Reviewed by Carolyn
Not many books are placed in the beautifully gilded Chinese Antique cupboard in the hallway of my heritage house. The cupboard has a special lock on it. Only I have the key. Every once in a while I open the cupboard and read passages from the several books that lay between other treasures of photos, old wedding memorabilia, feathers and rocks collected from my favourite holiday spots or gathered from houses of dearly missed grandparents long gone. The book, Floating Petals by Leela Devi Panikar is one of the buried treasures kept in my special cupboard.

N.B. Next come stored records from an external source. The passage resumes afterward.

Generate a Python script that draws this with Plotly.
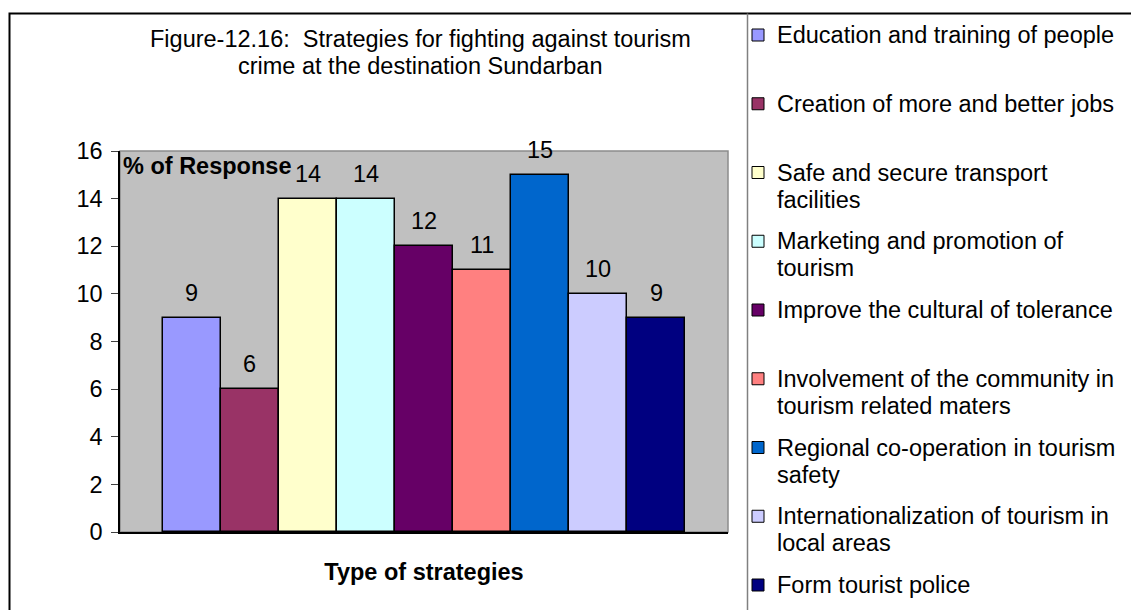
import plotly.graph_objects as go

# ---- data -------------------------------------------------------------
strategies = [
    "Education and training of people",
    "Creation of more and better jobs",
    "Safe and secure transport facilities",
    "Marketing and promotion of tourism",
    "Improve the cultural of tolerance",
    "Involvement of the community in tourism related maters",
    "Regional co-operation in tourism safety",
    "Internationalization of tourism in local areas",
    "Form tourist police",
]
legend_labels = [
    "Education and training of people",
    "Creation of more and better jobs",
    "Safe and secure transport<br>facilities",
    "Marketing and promotion of<br>tourism",
    "Improve the cultural of tolerance",
    "Involvement of the community in<br>tourism related maters",
    "Regional co-operation in tourism<br>safety",
    "Internationalization of tourism in<br>local areas",
    "Form tourist police",
]
response_pct = [9, 6, 14, 14, 12, 11, 15, 10, 9]
bar_colors = ["#9999FF", "#993366", "#FFFFCC", "#CCFFFF", "#660066",
              "#FF8080", "#0066CC", "#CCCCFF", "#000080"]
y_ticks = [0, 2, 4, 6, 8, 10, 12, 14, 16]

title_text = ("Figure-12.16:\u00a0 Strategies for fighting against tourism<br>"
              "crime at the destination Sundarban")
x_title = "Type of strategies"
y_title = "% of Response"

# ---- layout geometry (pixels) -----------------------------------------
W, H = 1131, 610
ML, MR, MT, MB = 120, 403, 151, 78
PW, PH = W - ML - MR, H - MT - MB
FONT = "Arial, 'Liberation Sans', sans-serif"
FS = 23.5
LINE_GAP = 27      # baseline-to-baseline spacing of wrapped text lines
TEXT_TOP = 15      # offset from text-box top to visual line centre


def fx(px):
    return (px - ML) / PW


def fy(py):
    return (H - MB - py) / PH


def text_lines(text, x_px, first_centre_px, xanchor, bold=False):
    """One annotation per line so wrapped text keeps a compact line spacing."""
    out = []
    for k, line in enumerate(text.split("<br>")):
        out.append(dict(
            x=fx(x_px), y=fy(first_centre_px + k * LINE_GAP - TEXT_TOP),
            xref="paper", yref="paper",
            text="<b>" + line + "</b>" if bold else line,
            showarrow=False, xanchor=xanchor, yanchor="top",
            font=dict(family=FONT, size=FS, color="black"),
        ))
    return out


fig = go.Figure()
fig.add_trace(go.Bar(
    x=strategies,
    y=response_pct,
    marker=dict(color=bar_colors, line=dict(color="black", width=1.5)),
    showlegend=False,
    hoverinfo="x+y",
))

annotations = []
# value labels above each bar
for cat, val in zip(strategies, response_pct):
    annotations.append(dict(
        x=cat, y=val, xref="x", yref="y", text=str(val), showarrow=False,
        yanchor="bottom", yshift=10, font=dict(family=FONT, size=FS, color="black"),
    ))

# chart title (two centred lines)
annotations += text_lines(title_text, 420, 39, "center")

# value-axis caption inside the plot area
annotations.append(dict(
    x=fx(121), y=fy(151), xref="paper", yref="paper", text="<b>" + y_title + "</b>",
    showarrow=False, xanchor="left", yanchor="top",
    font=dict(family=FONT, size=FS, color="black"),
))

shapes = []
# outer chart frame
shapes.append(dict(type="rect", xref="paper", yref="paper",
                   x0=fx(9.5), x1=fx(1140), y0=fy(620), y1=fy(13.5),
                   line=dict(color="black", width=2), layer="above"))
# plot-area border
shapes.append(dict(type="rect", xref="paper", yref="paper",
                   x0=0, x1=1, y0=0, y1=1,
                   line=dict(color="#8C8C8C", width=1.5), layer="below"))
# legend box divider
shapes.append(dict(type="line", xref="paper", yref="paper",
                   x0=fx(747.5), x1=fx(747.5), y0=fy(620), y1=fy(13.5),
                   line=dict(color="#808080", width=1.5), layer="above"))

# legend: colour swatch + label for every strategy
for i, (label, color) in enumerate(zip(legend_labels, bar_colors)):
    cy = 35 + i * 68.75
    shapes.append(dict(type="rect", xref="paper", yref="paper",
                       x0=fx(752), x1=fx(764), y0=fy(cy + 6), y1=fy(cy - 6),
                       fillcolor=color, line=dict(color="black", width=1), layer="above"))
    annotations += text_lines(label, 775, cy, "left")

fig.update_layout(
    width=W, height=H,
    margin=dict(l=ML, r=MR, t=MT, b=MB, pad=0),
    paper_bgcolor="white",
    plot_bgcolor="#C0C0C0",
    bargap=0,
    font=dict(family=FONT, size=FS, color="black"),
    annotations=annotations,
    shapes=shapes,
    showlegend=False,
    xaxis=dict(
        type="category", range=[-1.241, 9.241], showticklabels=False,
        ticks="", showgrid=False, zeroline=False,
        showline=True, linecolor="black", linewidth=1.5,
        title=dict(text="<b>" + x_title + "</b>", standoff=31,
                   font=dict(family=FONT, size=FS, color="black")),
        automargin=False, fixedrange=True,
    ),
    yaxis=dict(
        range=[0, 16], tickvals=y_ticks, ticks="outside", ticklen=7,
        tickcolor="#404040", tickwidth=1, showgrid=False, zeroline=False,
        showline=True, linecolor="black", linewidth=1.5,
        tickfont=dict(family=FONT, size=FS, color="black"),
        ticklabelstandoff=4, automargin=False, fixedrange=True,
    ),
)

fig.write_html("out.html")
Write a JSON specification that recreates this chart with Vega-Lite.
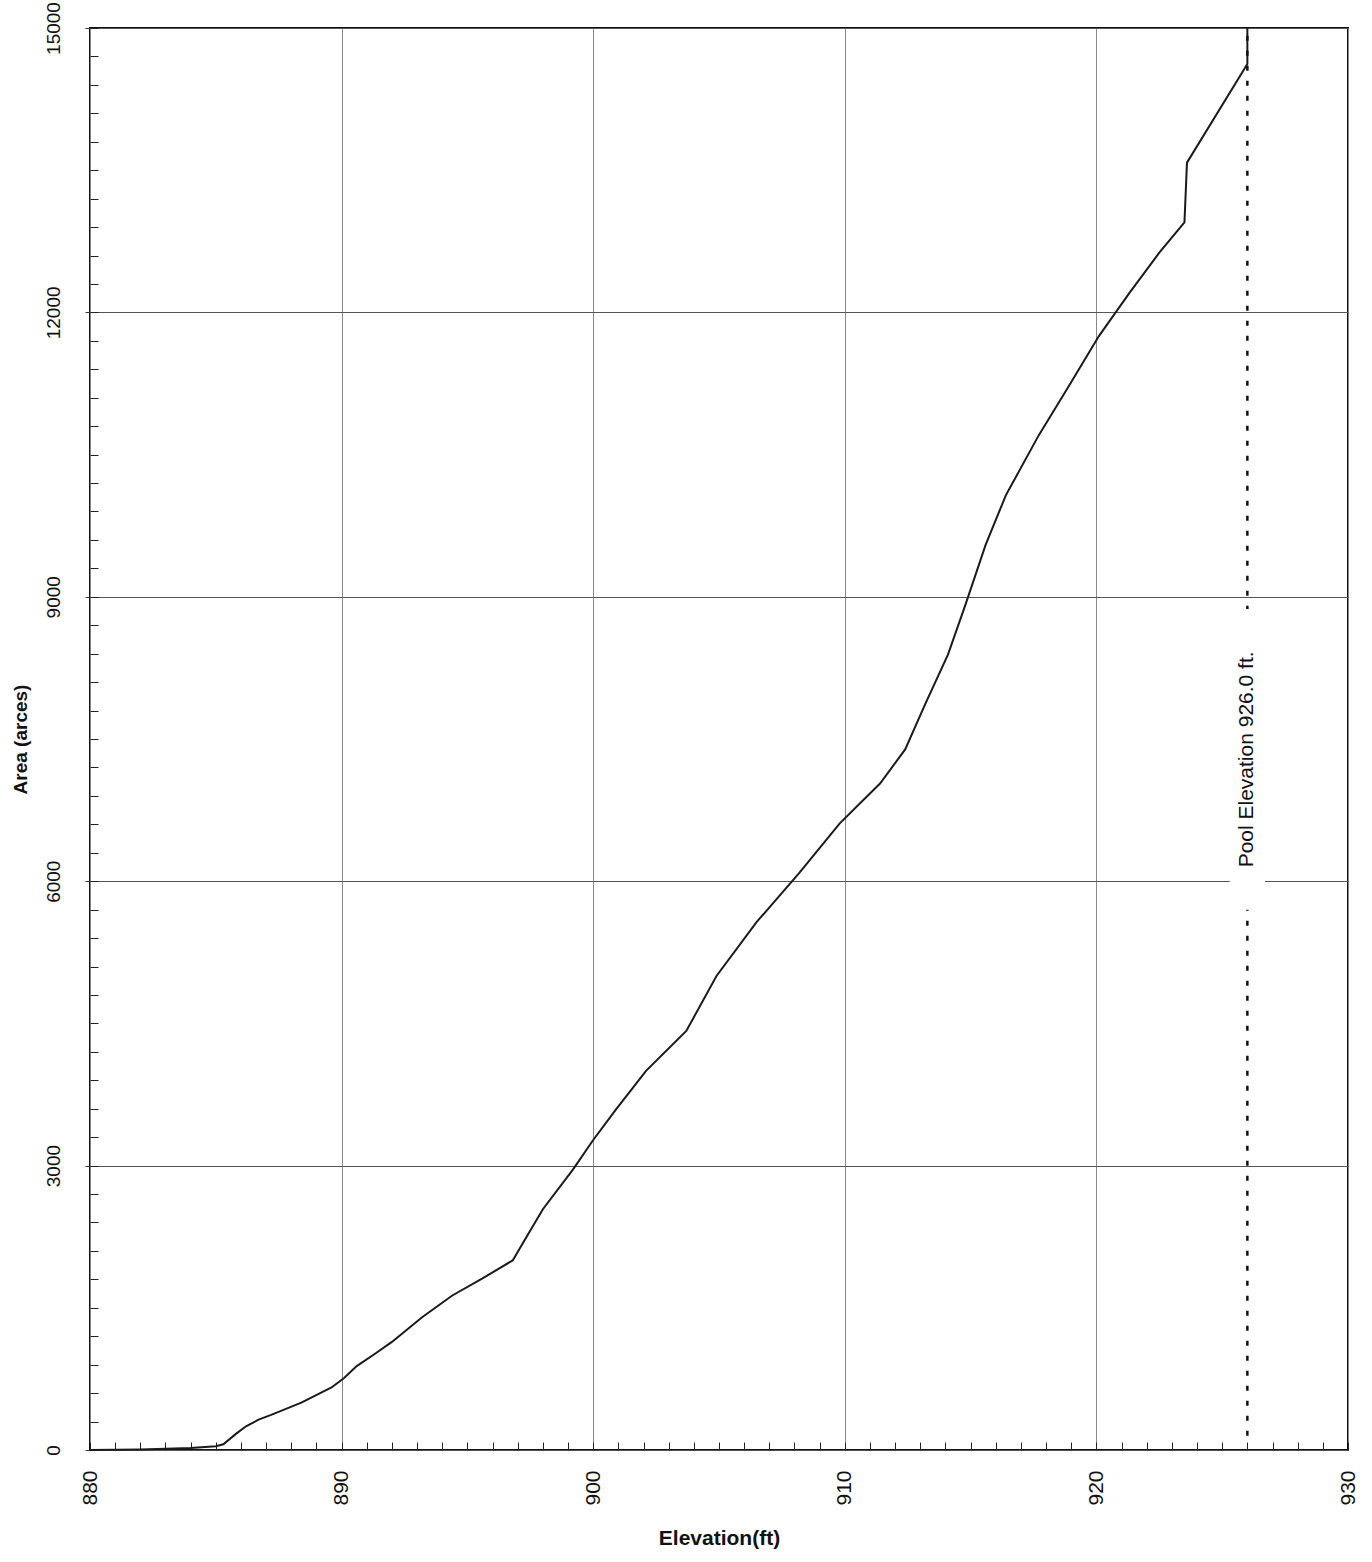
{
  "$schema": "https://vega.github.io/schema/vega-lite/v6.json",
  "width": 1258,
  "height": 1422,
  "autosize": {"type": "none"},
  "padding": {"left": 90, "top": 28, "right": 24, "bottom": 112},
  "background": "white",
  "config": {"view": {"stroke": "#111", "strokeWidth": 2}, "font": "Liberation Sans"},
  "datasets": {
    "curve": [
      {"elev": 880, "area": 0}, {"elev": 882, "area": 5}, {"elev": 884, "area": 20}, {"elev": 885, "area": 40},
      {"elev": 885.3, "area": 60}, {"elev": 885.8, "area": 170}, {"elev": 886.2, "area": 250}, {"elev": 886.7, "area": 320}, {"elev": 887.2, "area": 370}, {"elev": 888.4, "area": 500},
      {"elev": 889.6, "area": 660}, {"elev": 890.1, "area": 760}, {"elev": 890.6, "area": 885}, {"elev": 891.3, "area": 1010}, {"elev": 892, "area": 1140}, {"elev": 893.2, "area": 1400},
      {"elev": 894.4, "area": 1630}, {"elev": 895.6, "area": 1810}, {"elev": 896.8, "area": 2000}, {"elev": 897.4, "area": 2270}, {"elev": 898, "area": 2540},
      {"elev": 899.2, "area": 2960}, {"elev": 900, "area": 3270}, {"elev": 900.9, "area": 3590}, {"elev": 902.1, "area": 4000},
      {"elev": 903.7, "area": 4420}, {"elev": 904.9, "area": 5000}, {"elev": 906.5, "area": 5570}, {"elev": 908.2, "area": 6090},
      {"elev": 909.8, "area": 6610}, {"elev": 911.4, "area": 7030}, {"elev": 912.4, "area": 7390}, {"elev": 913.2, "area": 7870},
      {"elev": 914.1, "area": 8390}, {"elev": 914.8, "area": 8920}, {"elev": 915.6, "area": 9550}, {"elev": 916.4, "area": 10070},
      {"elev": 917.7, "area": 10700}, {"elev": 918.9, "area": 11220}, {"elev": 920.1, "area": 11750}, {"elev": 921.3, "area": 12200},
      {"elev": 922.5, "area": 12630}, {"elev": 923.5, "area": 12950}, {"elev": 923.6, "area": 13580}, {"elev": 926.0, "area": 14620},
      {"elev": 926.0, "area": 15000}
    ],
    "pool": [{"elev": 926, "y0": 150, "y1": 15000}],
    "label": [{"elev": 926, "y": 7285, "y0": 5700, "y1": 8870, "x0": 925.3, "x1": 926.7, "text": "Pool Elevation 926.0 ft."}]
  },
  "layer": [
    {
      "data": {"name": "curve"},
      "mark": {"type": "line", "color": "#1a1a1a", "strokeWidth": 2},
      "encoding": {
        "x": {"field": "elev", "type": "quantitative", "scale": {"domain": [880, 930], "nice": false},
          "axis": {"orient": "bottom", "values": [880, 890, 900, 910, 920, 930], "grid": true, "gridColor": "#888", "gridWidth": 1,
            "domain": false, "ticks": false, "labelAngle": 270, "labelFontSize": 21, "labelPadding": 20, "labelColor": "#111",
            "title": "Elevation(ft)", "titleFontSize": 21, "titleFontWeight": "bold", "titleColor": "#111", "titlePadding": 22}},
        "y": {"field": "area", "type": "quantitative", "scale": {"domain": [0, 15000], "nice": false},
          "axis": {"orient": "left", "values": [0, 3000, 6000, 9000, 12000, 15000], "format": "d", "grid": true, "gridColor": "#555", "gridWidth": 1.2,
            "domain": false, "ticks": true, "tickSize": 5, "tickColor": "#333", "labelAngle": 270, "labelFontSize": 19, "labelPadding": 22, "labelColor": "#111",
            "title": "Area (arces)", "titleFontSize": 19, "titleFontWeight": "bold", "titleColor": "#111", "titlePadding": 14}}
      }
    },
    {
      "data": {"name": "pool"},
      "mark": {"type": "rule", "color": "#111", "strokeWidth": 2.5, "strokeDash": [5, 10]},
      "encoding": {
        "x": {"field": "elev", "type": "quantitative",
          "axis": {"orient": "bottom", "values": [880,881,882,883,884,885,886,887,888,889,890,891,892,893,894,895,896,897,898,899,900,901,902,903,904,905,906,907,908,909,910,911,912,913,914,915,916,917,918,919,920,921,922,923,924,925,926,927,928,929,930],
            "grid": false, "domain": false, "labels": false, "title": null, "tickSize": -8, "tickColor": "#222"}},
        "y": {"field": "y0", "type": "quantitative",
          "axis": {"orient": "left", "values": [0,300,600,900,1200,1500,1800,2100,2400,2700,3000,3300,3600,3900,4200,4500,4800,5100,5400,5700,6000,6300,6600,6900,7200,7500,7800,8100,8400,8700,9000,9300,9600,9900,10200,10500,10800,11100,11400,11700,12000,12300,12600,12900,13200,13500,13800,14100,14400,14700,15000],
            "grid": false, "domain": false, "labels": false, "title": null, "tickSize": -8, "tickColor": "#222"}},
        "y2": {"field": "y1"}
      }
    },
    {
      "data": {"name": "label"},
      "mark": {"type": "rect", "color": "white"},
      "encoding": {
        "x": {"field": "x0", "type": "quantitative", "axis": null},
        "x2": {"field": "x1"},
        "y": {"field": "y0", "type": "quantitative", "axis": null},
        "y2": {"field": "y1"}
      }
    },
    {
      "data": {"name": "label"},
      "mark": {"type": "text", "angle": 270, "fontSize": 21, "color": "#111", "align": "center", "baseline": "middle"},
      "encoding": {
        "x": {"field": "elev", "type": "quantitative", "axis": null},
        "y": {"field": "y", "type": "quantitative", "axis": null},
        "text": {"field": "text"}
      }
    }
  ],
  "resolve": {"axis": {"x": "independent", "y": "independent"}}
}
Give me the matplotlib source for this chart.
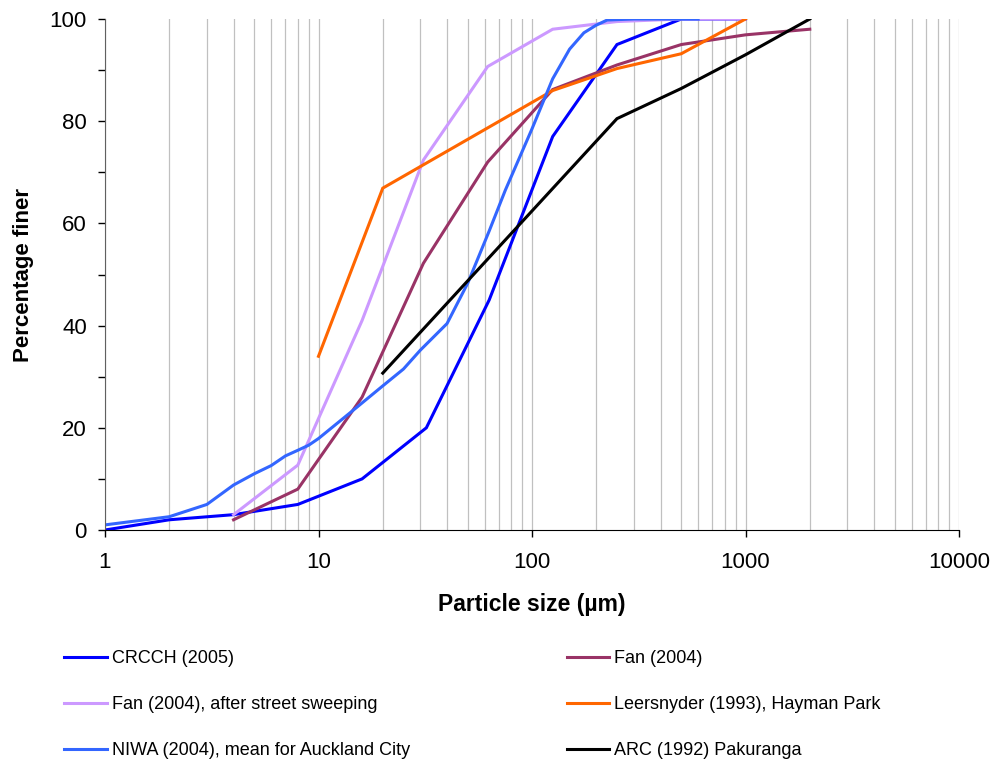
import numpy as np
from matplotlib import pyplot as plt
from matplotlib.ticker import LogLocator, FixedLocator, NullFormatter

plt.rcParams['font.family'] = ['Liberation Sans', 'DejaVu Sans']

# particle size (um) vs percentage finer
crcch_x = [1, 2, 4, 8, 16, 32, 63, 125, 250, 500, 1000]
crcch_y = [0, 2, 3, 5, 10, 20, 45, 77, 95, 100, 100]

fan_x = [4, 8, 16, 31, 62, 125, 250, 500, 1000, 2000]
fan_y = [2, 8, 26, 52.2, 72, 86.2, 91, 95, 96.9, 98]

sweep_x = [4, 8, 16, 31, 62, 125, 250, 500, 1000]
sweep_y = [3, 12.7, 41, 72.4, 90.7, 98, 99.5, 100, 100]

leer_x = [10, 20, 125, 250, 500, 1000]
leer_y = [34, 66.9, 86, 90.3, 93.2, 100]

niwa_x = [1, 2, 3, 4, 5, 6, 7, 8, 9, 10, 15, 20, 25, 30, 40, 50, 63, 75,
          100, 125, 150, 175, 200, 225, 300, 600]
niwa_y = [1, 2.6, 5, 8.8, 11, 12.6, 14.5, 15.6, 16.6, 17.9, 23.9, 28.2,
          31.5, 35.2, 40.4, 48.3, 58.5, 66.5, 78.5, 88.3, 94.1, 97.3,
          98.8, 99.8, 100, 100]

arc_x = [20, 250, 500, 1000, 2000]
arc_y = [30.7, 80.5, 86.4, 93, 100]

series = [
    ('CRCCH (2005)', crcch_x, crcch_y, '#0000FF'),
    ('Fan (2004)', fan_x, fan_y, '#993366'),
    ('Fan (2004), after street sweeping', sweep_x, sweep_y, '#CC99FF'),
    ('Leersnyder (1993), Hayman Park', leer_x, leer_y, '#FF6600'),
    ('NIWA (2004), mean for Auckland City', niwa_x, niwa_y, '#3366FF'),
    ('ARC (1992) Pakuranga', arc_x, arc_y, '#000000'),
]

fig = plt.figure(figsize=(9.99, 7.62), dpi=100)
ax = fig.add_axes([105 / 999, 1 - 530 / 762, 854 / 999, 511 / 762])

lines = {}
for label, x, y, c in series:
    ln, = ax.plot(x, y, color=c, lw=2.2, label=label, solid_joinstyle='miter')
    lines[label] = ln

ax.set_xscale('log')
ax.set_xlim(1, 10000)
ax.set_ylim(0, 100)

ax.xaxis.set_major_locator(FixedLocator([1, 10, 100, 1000, 10000]))
ax.set_xticklabels(['1', '10', '100', '1000', '10000'])
ax.xaxis.set_minor_locator(LogLocator(base=10, subs=np.arange(2, 10)))
ax.xaxis.set_minor_formatter(NullFormatter())
ax.grid(which='both', axis='x', color='#C0C0C0', lw=0.9)
ax.set_axisbelow(True)

ax.set_yticks([0, 20, 40, 60, 80, 100])
ax.yaxis.set_minor_locator(FixedLocator([10, 30, 50, 70, 90]))

ax.tick_params(axis='both', which='major', labelsize=16, direction='out',
               length=5, width=1)
ax.tick_params(axis='x', which='minor', length=0)
ax.tick_params(axis='y', which='minor', direction='out', length=5, width=1)
ax.tick_params(axis='x', pad=11)
ax.tick_params(axis='y', pad=8)

for s in ['top', 'right']:
    ax.spines[s].set_visible(False)
ax.spines['left'].set_color('#606060')
ax.spines['bottom'].set_color('black')

ax.set_xlabel('Particle size (\u00b5m)', fontsize=16.5, fontweight='bold',
              labelpad=14)
ax.set_ylabel('Percentage finer', fontsize=16, fontweight='bold',
              labelpad=11)

order = ['CRCCH (2005)', 'Fan (2004), after street sweeping',
         'NIWA (2004), mean for Auckland City', 'Fan (2004)',
         'Leersnyder (1993), Hayman Park', 'ARC (1992) Pakuranga']
fig.legend([lines[k] for k in order], order, ncol=2, frameon=False,
           loc='upper left', bbox_to_anchor=(48 / 999, 1 - 634 / 762),
           fontsize=13, handlelength=2.35, handletextpad=0.28,
           labelspacing=1.6, columnspacing=8.7)

fig.savefig('out.png', dpi=100)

Floating Petals is a book of short stories. The stories are written with masterful genius, simple and elegant, yet imbued with hidden, sometimes shocking meanings that strike to the foundation of human existence. Most stories are set in exotic far-flung lands in the Far East, such as Penang, Hong Kong and India. Scenes, some from a bygone era, some contemporary are always peppered with vivid and lively culture of some intoxicatingly beautiful place.
Leela is able to lift the veil of ignorance and teach us about how the taboos of suicide, murder and slavery can be understood from a uniquely Asian perspective. The stories are moral reminders, references for future encounters of how beautiful, terrifying or tragic life is. Some stories are so haunting that there are constant reminders in everyday life.
It does not surprise me in the least that Leela Devi Panikar has won the 200 word writing competition from BBC World, and as Peter Kemp, fiction editor of the UKSunday Times said: "The best of a very, very good bunch of entries."